Will revised DoD strategy put military pay, benefits on table?

Rudy DeLeon, the former deputy defense secretary, told In Depth with Francis Rose the new strategy and the key ideas behind did not come out of the blue. \"This...

By Jack Moore
Federal News Radio
@jmooreWFED

Notably absent from the Defense Department briefing today, where President Barack Obama and Defense Secretary Leon Panetta laid out a new strategic vision for the Pentagon, was a discussion of funding levels.

The administration says those budget numbers will come later. However, the broad strategic vision outlined spells a smaller force, reduced priorities and a purported “everything’s-on-the-table” approach to budget trimming.

Rudy deLeon, the former deputy defense secretary, told In Depth with Francis Rose the new strategy and the key ideas behind did not come out of the blue.

“This has been coming for a while,” deLeon said, since even before former Defense Secretary Robert Gates stepped down last summer and CIA Director Leon Panetta took over.

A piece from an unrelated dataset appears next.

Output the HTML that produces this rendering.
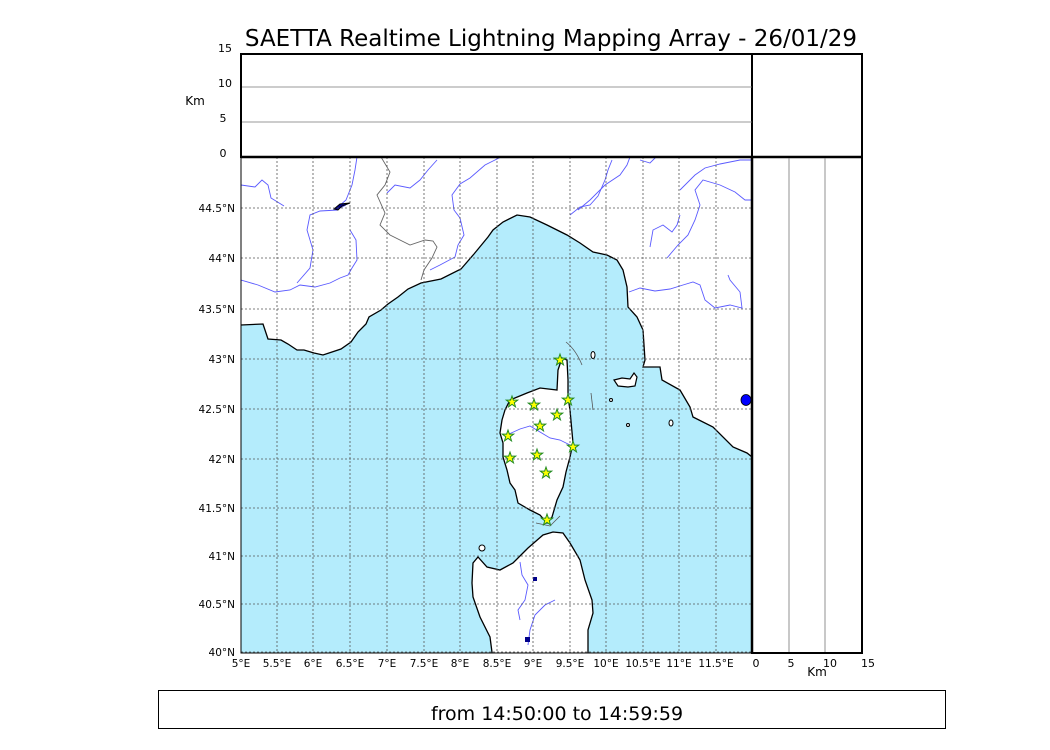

This first review of the budget stems from an administration plan earlier this year to cut $400 billion in national security spending over 10 years.

The ensuing August debt ceiling crisis and the failure of the deficit-cutting supercommittee have only quickened defense leaders’ need to find budget savings.

“I think it reflects the fact that after a decade that has been marked by Iraq and Afghanistan and basically unconstrained budgets that, given the deficit and other challenges facing the country, it was time to pivot to a different military strategy,” deLeon said.

Military pay and benefits

The defense secretary didn’t specify funding levels for military pay and benefits in the new strategy. Hard numbers won’t be released until later this month or next.

However, in his prepared remarks, Panetta said the department would put everything on the table, “including politically sensitive areas that will likely provoke opposition from parts of Congress, industry and advocacy groups.”

DeLeon reiterated this point.

“I think it’s important to point out that what we got today was the strategy,” deLeon said. “In about another month, we’re going to get the budget piece.”

Panetta said DoD policymakers would seek to “maintain the benefits that flow to our troops and to their families,” as they prepare a budget plan. “That’s a key red line for us. We’re going to maintain those, but at the same time, we have a responsibility to control costs in those areas as well.”

DeLeon said Pentagon leaders should consider two things in potentially making changes to the military’s pay and benefits structure: A longterm approach — “we’re not going to balance the budget on the back of our military men and women,” deLeon put it — and looking at compensation levels over the length of a military career.

While DoD officials have expressed their desire for a first-class defense workforce and state-of-the-art technologies to support them, the Pentagon must also look at what’s affordable, deLeon said.

“We’ve got to be able to recruit and retain the people we need but we’ve got to be able to pay the bills as well,” he said.